Maybe we’ll see the one mile high tower within a decade somewhere on this planet, but I couldn’t care less. It is completely out of sync with current conditions and realities. New York will continue to replicate uniqueness on the scale of the object, no doubt, but that is not what this exhibition in Storefront focuses on.

So what do we have? That memory can have a critical relation with the source of origin.

Right, so this is more or less the field the current exhibition explores: engagement. In particular in its social dimensions. The contributions of the other presenters, Marga, Joep and Qspace illustrate this point, asking attention for ignored minorities in this city. In the souvenir  tourism relation, a souvenir can hardly be critical and yet, this exhibition (at least in the interpretation of the contributors) advocates a socially engaged appreciation of the current city. The ordinary can or should be seen as monumental, generic can or should be seen as characteristic, iconic qualities cannot do without the presence and contributions of minorities, etc. The challenge as presented here is to create iconicity out of the large reservoir of (so far) non-iconic material. Sometimes to promote the greater good, sometimes to improve a local situation, sometimes to correct what went wrong.

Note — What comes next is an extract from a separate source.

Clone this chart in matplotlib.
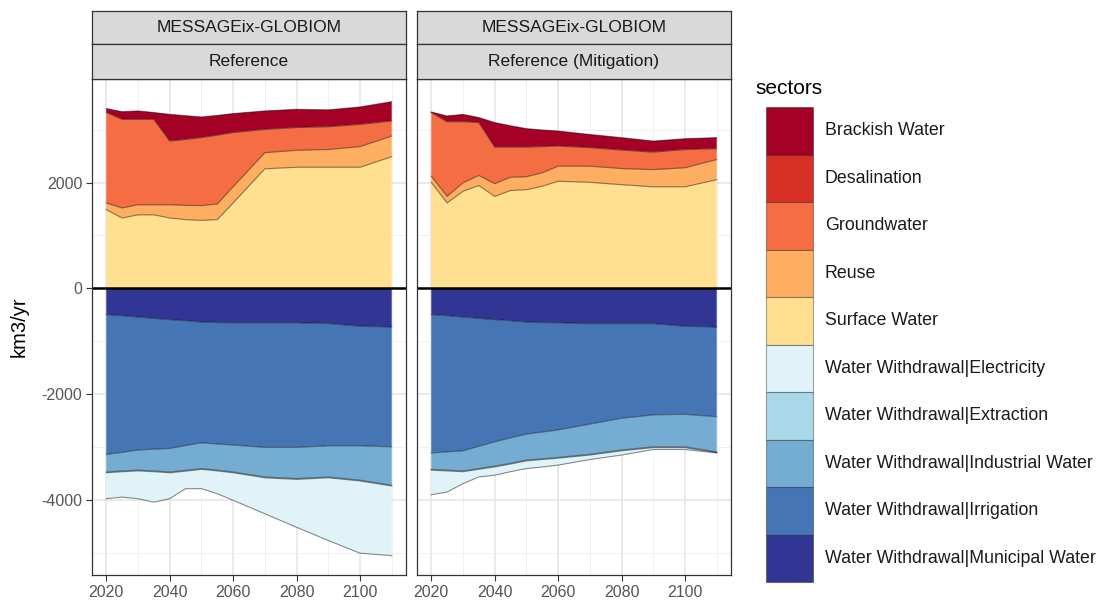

Can I add a different perspective, not past or present but the future? The technological rat race currently going on is changing our cities and societies and will influence them much more in the near future.

Barcelona supercomputing center

Datafication will change the looks of our cities,

Photo: Sigrid Johannisse
Image editing: Denisse Vega de Santiago

it will change the accessibility of our territory (where to go and where not to), it’ll blur the physical and virtual even further (what selfie can one make in such a surroundings?) 

Keiichi Matsuda – Hyperreality

and in the longer run may even change the way our physical surrounding, the envelop will interact with us.

Barba. Courtesy of Felix Madrazo and Adrien Ravon

Peeling off, adding on, open ended. It’ll redefine the very notion of souvenir: a life without objects.